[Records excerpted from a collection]
====
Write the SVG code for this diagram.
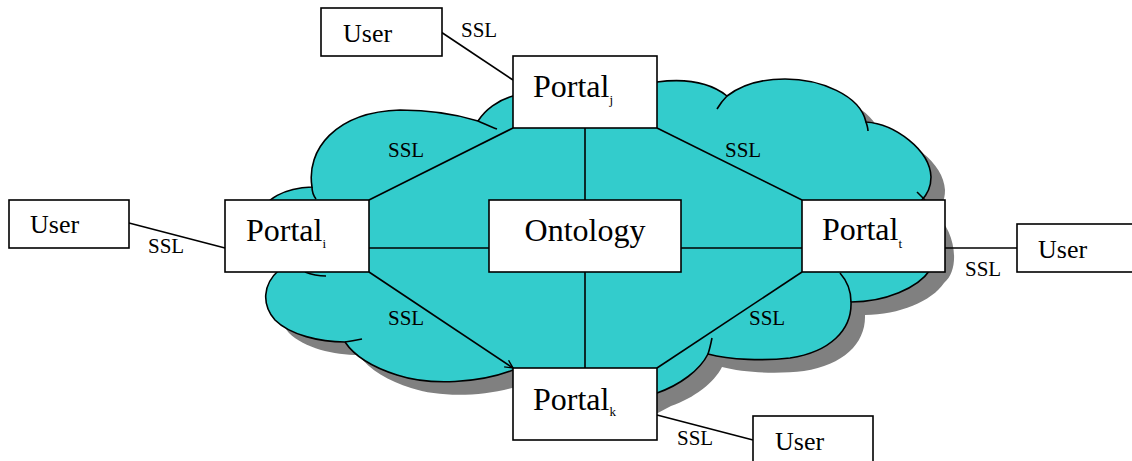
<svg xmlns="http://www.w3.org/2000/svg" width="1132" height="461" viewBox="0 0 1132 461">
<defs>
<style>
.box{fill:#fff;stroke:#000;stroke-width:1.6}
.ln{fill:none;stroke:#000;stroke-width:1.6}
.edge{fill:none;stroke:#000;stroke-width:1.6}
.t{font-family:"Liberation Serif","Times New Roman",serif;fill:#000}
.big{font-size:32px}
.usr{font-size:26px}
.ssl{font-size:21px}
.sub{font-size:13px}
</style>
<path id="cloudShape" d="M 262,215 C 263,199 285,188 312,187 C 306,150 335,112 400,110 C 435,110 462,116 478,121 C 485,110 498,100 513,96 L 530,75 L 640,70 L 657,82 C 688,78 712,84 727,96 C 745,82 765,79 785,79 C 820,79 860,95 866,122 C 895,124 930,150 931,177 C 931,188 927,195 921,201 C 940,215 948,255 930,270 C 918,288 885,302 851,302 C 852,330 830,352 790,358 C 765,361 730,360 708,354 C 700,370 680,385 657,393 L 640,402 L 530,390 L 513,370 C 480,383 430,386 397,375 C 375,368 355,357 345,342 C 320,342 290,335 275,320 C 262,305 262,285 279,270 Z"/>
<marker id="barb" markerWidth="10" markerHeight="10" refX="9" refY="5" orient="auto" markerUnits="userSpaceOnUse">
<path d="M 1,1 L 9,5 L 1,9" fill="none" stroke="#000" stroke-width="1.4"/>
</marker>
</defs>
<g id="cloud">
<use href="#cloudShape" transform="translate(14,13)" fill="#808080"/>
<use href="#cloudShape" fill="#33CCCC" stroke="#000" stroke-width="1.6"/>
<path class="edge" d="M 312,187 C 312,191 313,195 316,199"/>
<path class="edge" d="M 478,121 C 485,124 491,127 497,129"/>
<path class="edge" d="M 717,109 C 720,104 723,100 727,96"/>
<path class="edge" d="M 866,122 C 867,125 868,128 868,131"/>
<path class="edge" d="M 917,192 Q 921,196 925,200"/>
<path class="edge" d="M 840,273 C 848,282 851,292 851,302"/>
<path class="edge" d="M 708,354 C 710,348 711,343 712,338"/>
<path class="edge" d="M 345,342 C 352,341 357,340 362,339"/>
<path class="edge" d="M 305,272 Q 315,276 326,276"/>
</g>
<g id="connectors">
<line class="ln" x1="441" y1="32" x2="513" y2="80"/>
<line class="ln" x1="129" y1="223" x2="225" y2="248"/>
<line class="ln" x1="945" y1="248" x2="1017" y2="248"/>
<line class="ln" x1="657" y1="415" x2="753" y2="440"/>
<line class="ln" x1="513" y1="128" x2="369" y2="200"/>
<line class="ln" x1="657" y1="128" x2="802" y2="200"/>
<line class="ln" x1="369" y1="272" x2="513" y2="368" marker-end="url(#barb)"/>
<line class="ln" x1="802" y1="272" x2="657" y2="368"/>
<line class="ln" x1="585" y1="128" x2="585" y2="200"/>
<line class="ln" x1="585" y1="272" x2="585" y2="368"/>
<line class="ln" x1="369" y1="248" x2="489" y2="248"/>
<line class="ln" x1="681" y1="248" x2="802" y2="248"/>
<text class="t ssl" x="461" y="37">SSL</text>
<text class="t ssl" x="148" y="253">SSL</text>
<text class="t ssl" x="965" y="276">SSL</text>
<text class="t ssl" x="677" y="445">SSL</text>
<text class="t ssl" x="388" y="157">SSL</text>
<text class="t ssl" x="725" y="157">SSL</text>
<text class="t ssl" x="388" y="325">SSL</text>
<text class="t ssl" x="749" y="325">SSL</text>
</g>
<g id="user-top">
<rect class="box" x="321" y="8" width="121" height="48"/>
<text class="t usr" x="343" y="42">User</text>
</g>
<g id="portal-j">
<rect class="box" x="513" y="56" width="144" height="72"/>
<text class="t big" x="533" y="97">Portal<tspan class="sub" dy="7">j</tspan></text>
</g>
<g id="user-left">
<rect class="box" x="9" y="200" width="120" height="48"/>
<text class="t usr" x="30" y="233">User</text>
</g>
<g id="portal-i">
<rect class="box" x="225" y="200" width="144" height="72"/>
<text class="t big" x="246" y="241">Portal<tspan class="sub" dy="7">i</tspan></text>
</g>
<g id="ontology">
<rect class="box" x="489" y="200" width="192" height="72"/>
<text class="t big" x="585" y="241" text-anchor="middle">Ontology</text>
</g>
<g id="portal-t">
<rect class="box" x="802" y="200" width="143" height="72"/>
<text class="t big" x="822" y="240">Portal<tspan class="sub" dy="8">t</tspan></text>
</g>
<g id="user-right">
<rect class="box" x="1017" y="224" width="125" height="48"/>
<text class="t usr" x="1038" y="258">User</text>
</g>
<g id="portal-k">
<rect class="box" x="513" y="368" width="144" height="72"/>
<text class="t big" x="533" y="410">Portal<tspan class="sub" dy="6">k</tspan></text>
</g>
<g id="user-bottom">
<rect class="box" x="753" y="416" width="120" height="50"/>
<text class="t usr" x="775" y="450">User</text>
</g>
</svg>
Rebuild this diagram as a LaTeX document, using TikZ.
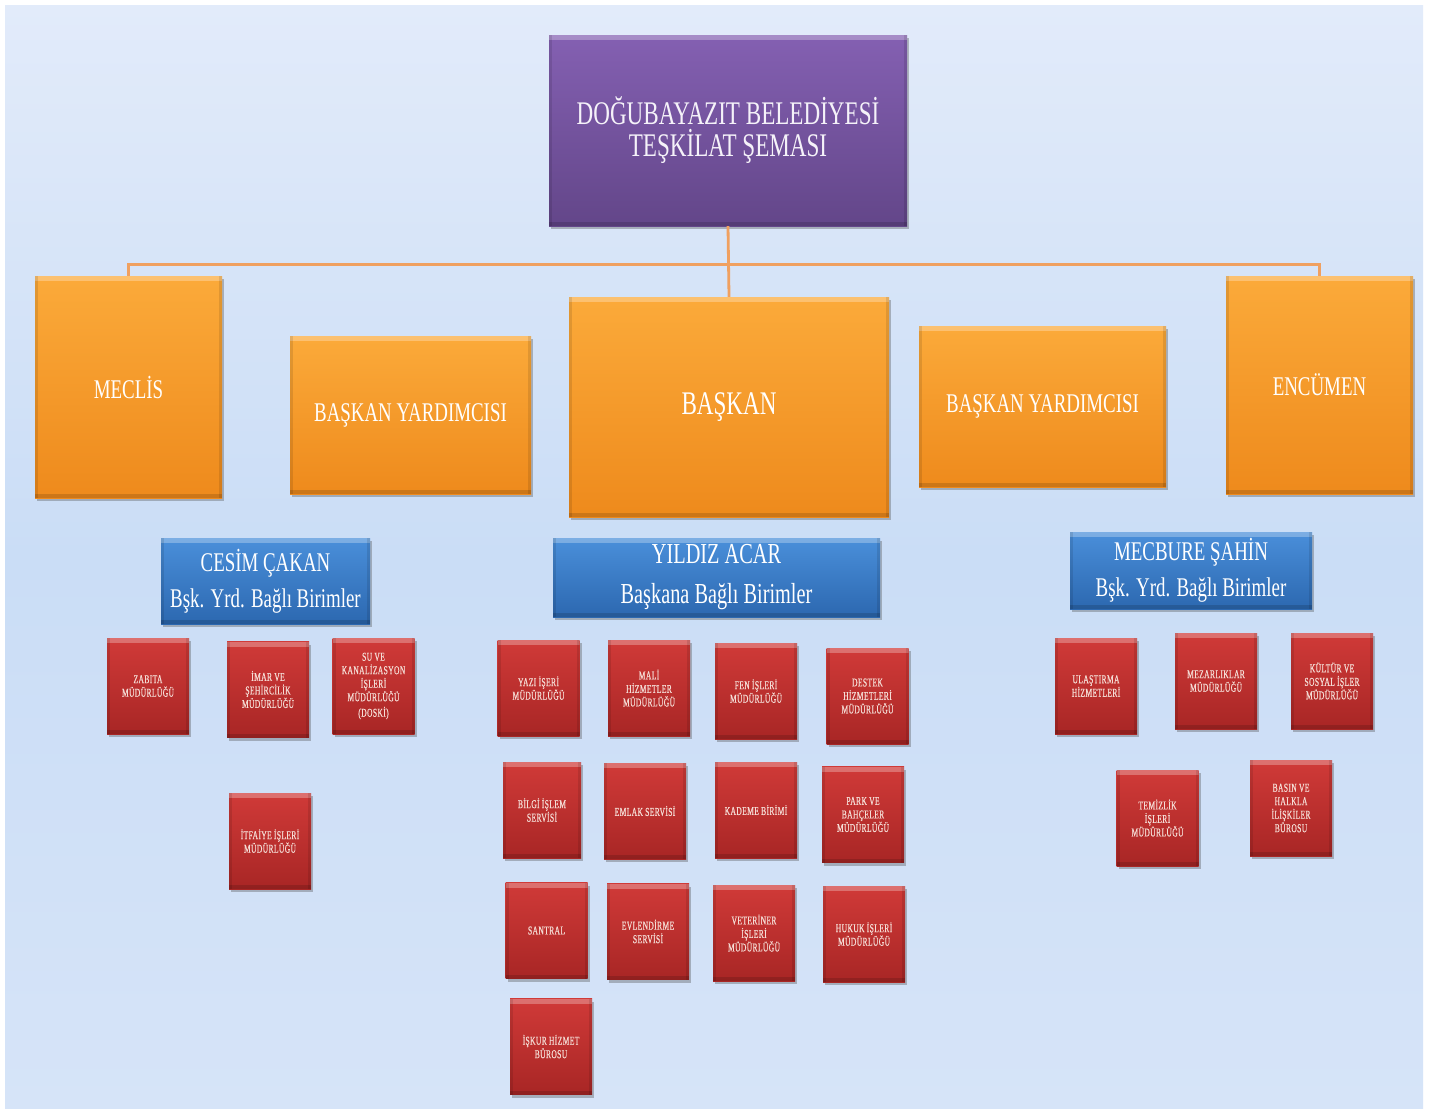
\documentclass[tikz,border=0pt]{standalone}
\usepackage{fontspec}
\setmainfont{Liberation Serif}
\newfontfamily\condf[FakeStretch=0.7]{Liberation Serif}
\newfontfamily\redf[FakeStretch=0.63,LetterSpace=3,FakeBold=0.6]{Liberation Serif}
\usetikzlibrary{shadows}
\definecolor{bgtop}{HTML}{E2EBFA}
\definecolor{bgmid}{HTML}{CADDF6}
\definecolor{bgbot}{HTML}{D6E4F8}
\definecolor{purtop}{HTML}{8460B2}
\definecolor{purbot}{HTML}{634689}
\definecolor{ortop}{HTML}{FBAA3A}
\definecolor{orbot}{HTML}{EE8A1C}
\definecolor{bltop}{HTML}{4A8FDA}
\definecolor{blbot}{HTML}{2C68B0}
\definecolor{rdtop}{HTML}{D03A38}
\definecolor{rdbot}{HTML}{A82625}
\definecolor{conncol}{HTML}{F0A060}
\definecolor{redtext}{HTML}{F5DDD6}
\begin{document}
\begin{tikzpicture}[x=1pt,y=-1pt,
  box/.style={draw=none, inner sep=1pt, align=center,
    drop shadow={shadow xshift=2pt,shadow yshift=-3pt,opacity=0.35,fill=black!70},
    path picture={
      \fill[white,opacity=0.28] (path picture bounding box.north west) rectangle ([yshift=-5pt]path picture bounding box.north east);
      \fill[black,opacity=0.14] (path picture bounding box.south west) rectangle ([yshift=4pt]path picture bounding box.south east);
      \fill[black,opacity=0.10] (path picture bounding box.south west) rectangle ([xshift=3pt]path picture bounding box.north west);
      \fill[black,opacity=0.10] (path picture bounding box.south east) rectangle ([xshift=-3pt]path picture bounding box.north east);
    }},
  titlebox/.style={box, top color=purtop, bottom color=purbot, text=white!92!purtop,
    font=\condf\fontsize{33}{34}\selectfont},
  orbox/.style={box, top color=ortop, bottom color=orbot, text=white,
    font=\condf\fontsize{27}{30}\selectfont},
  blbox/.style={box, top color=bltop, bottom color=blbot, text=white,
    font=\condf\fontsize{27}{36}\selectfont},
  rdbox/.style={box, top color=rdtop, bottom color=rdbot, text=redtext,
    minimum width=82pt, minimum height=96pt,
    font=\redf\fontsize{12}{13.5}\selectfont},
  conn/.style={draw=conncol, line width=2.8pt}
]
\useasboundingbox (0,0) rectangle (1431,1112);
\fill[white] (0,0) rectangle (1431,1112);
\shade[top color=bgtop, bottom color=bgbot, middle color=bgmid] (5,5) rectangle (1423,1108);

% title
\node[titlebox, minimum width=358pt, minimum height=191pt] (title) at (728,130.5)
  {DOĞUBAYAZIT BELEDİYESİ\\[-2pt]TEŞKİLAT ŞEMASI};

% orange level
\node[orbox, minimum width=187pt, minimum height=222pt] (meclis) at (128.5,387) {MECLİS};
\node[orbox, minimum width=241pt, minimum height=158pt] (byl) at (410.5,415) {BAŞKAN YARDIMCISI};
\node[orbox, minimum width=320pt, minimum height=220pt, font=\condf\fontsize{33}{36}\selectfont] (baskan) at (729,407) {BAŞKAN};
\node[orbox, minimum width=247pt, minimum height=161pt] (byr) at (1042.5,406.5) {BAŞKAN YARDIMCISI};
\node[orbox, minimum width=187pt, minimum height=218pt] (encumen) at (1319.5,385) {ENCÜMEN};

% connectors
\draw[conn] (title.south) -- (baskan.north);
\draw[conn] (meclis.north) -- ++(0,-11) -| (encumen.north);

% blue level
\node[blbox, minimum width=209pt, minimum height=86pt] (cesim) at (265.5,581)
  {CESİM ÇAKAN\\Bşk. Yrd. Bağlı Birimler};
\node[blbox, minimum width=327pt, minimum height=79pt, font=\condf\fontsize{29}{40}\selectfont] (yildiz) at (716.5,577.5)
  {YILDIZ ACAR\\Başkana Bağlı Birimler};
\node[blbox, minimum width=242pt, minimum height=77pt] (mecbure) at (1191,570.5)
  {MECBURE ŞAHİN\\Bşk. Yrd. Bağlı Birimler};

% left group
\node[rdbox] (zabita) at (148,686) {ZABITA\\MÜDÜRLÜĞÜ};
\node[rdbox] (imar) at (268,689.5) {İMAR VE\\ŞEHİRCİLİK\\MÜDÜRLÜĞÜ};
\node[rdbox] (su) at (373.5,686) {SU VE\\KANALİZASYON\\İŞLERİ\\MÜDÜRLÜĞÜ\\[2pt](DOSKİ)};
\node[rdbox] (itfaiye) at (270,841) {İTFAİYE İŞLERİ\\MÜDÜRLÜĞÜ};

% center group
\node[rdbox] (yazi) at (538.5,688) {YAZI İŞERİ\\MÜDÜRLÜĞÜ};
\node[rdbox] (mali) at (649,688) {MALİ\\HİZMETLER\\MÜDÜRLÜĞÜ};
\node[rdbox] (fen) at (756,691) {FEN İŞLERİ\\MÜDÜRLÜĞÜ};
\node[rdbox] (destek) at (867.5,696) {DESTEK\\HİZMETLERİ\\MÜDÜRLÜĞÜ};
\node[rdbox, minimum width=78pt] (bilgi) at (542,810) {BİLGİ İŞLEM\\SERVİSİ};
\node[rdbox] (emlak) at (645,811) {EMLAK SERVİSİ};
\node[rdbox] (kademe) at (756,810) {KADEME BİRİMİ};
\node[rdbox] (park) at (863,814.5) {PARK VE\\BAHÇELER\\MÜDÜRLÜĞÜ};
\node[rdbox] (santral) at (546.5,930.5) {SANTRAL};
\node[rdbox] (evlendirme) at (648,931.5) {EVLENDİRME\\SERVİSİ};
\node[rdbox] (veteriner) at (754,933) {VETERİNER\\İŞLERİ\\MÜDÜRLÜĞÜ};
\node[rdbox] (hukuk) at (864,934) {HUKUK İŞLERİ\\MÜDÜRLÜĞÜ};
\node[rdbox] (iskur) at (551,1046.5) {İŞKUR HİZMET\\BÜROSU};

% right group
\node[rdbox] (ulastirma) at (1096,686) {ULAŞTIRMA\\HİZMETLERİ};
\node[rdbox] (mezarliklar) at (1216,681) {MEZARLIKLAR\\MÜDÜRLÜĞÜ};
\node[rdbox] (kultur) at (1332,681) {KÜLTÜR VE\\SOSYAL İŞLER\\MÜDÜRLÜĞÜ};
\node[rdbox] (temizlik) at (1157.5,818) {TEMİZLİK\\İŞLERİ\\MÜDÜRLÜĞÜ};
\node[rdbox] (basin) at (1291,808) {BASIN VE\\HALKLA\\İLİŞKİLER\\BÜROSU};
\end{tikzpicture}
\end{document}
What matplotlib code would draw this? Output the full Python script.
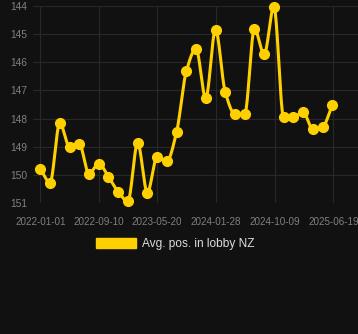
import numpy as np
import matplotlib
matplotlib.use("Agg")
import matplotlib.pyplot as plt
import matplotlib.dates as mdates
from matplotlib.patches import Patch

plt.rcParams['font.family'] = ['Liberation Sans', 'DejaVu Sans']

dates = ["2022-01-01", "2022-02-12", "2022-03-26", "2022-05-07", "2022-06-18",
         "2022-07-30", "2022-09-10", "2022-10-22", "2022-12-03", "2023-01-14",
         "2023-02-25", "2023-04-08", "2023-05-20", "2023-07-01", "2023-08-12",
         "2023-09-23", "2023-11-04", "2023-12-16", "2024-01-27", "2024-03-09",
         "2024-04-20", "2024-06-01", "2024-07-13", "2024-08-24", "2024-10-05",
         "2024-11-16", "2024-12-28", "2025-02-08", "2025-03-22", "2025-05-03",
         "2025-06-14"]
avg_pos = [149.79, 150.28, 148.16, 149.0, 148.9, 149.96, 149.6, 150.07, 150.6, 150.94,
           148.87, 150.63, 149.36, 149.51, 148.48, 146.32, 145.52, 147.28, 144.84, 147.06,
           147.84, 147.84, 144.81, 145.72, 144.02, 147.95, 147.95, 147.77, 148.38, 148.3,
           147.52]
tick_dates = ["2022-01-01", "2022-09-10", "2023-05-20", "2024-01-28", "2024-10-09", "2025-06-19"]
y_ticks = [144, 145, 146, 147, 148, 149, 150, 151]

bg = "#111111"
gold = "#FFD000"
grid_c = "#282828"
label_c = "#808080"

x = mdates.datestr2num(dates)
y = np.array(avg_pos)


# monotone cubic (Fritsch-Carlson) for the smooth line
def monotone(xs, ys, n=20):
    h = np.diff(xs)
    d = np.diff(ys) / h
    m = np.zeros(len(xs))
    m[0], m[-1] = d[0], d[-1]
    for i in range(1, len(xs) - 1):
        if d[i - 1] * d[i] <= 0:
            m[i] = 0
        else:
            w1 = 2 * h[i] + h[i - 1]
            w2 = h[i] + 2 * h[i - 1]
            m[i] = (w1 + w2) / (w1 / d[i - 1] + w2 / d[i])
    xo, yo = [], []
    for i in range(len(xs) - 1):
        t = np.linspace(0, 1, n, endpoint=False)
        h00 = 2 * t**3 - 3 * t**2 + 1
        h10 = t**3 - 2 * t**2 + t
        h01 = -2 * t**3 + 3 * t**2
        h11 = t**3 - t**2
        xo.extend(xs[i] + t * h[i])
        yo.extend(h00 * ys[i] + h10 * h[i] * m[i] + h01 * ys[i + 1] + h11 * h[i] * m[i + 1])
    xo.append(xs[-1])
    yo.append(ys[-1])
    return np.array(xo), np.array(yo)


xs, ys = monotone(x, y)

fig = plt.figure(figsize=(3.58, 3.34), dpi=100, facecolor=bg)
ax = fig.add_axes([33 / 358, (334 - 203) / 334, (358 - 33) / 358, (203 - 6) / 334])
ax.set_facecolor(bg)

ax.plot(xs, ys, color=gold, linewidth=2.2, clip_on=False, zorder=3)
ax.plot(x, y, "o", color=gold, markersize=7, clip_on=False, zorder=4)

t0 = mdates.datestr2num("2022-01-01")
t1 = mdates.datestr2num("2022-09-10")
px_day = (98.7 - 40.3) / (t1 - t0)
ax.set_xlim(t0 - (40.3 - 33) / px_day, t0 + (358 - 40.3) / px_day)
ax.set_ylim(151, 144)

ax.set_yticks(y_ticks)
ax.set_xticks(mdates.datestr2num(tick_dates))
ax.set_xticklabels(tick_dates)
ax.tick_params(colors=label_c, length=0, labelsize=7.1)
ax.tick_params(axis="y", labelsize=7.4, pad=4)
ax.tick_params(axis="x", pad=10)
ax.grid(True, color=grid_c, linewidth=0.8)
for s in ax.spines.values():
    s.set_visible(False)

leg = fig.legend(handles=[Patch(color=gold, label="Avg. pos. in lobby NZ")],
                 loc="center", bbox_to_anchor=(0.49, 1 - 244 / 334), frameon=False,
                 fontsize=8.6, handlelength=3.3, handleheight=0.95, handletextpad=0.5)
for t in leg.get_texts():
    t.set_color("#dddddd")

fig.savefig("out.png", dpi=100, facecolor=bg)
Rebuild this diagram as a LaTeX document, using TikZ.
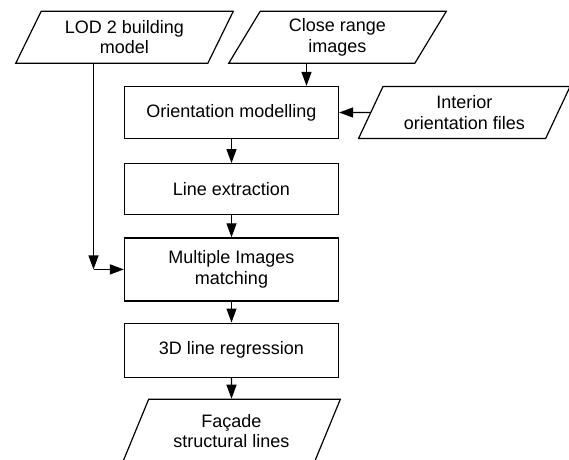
====
◆ YOUR INSTRUCTIONS ◆
Make an exact copy of the lines from the one holding "What matplotlib code" through the one holding "plt.rcParams['font.family'] = ['Liberation", end lines included, without the pictures.

◆ TASK RESULT ◆
What matplotlib code would draw this? Output the full Python script.
import numpy as np
import matplotlib
matplotlib.use("Agg")
import matplotlib.pyplot as plt
import matplotlib.dates as mdates
from matplotlib.patches import Patch

plt.rcParams['font.family'] = ['Liberation Sans', 'DejaVu Sans']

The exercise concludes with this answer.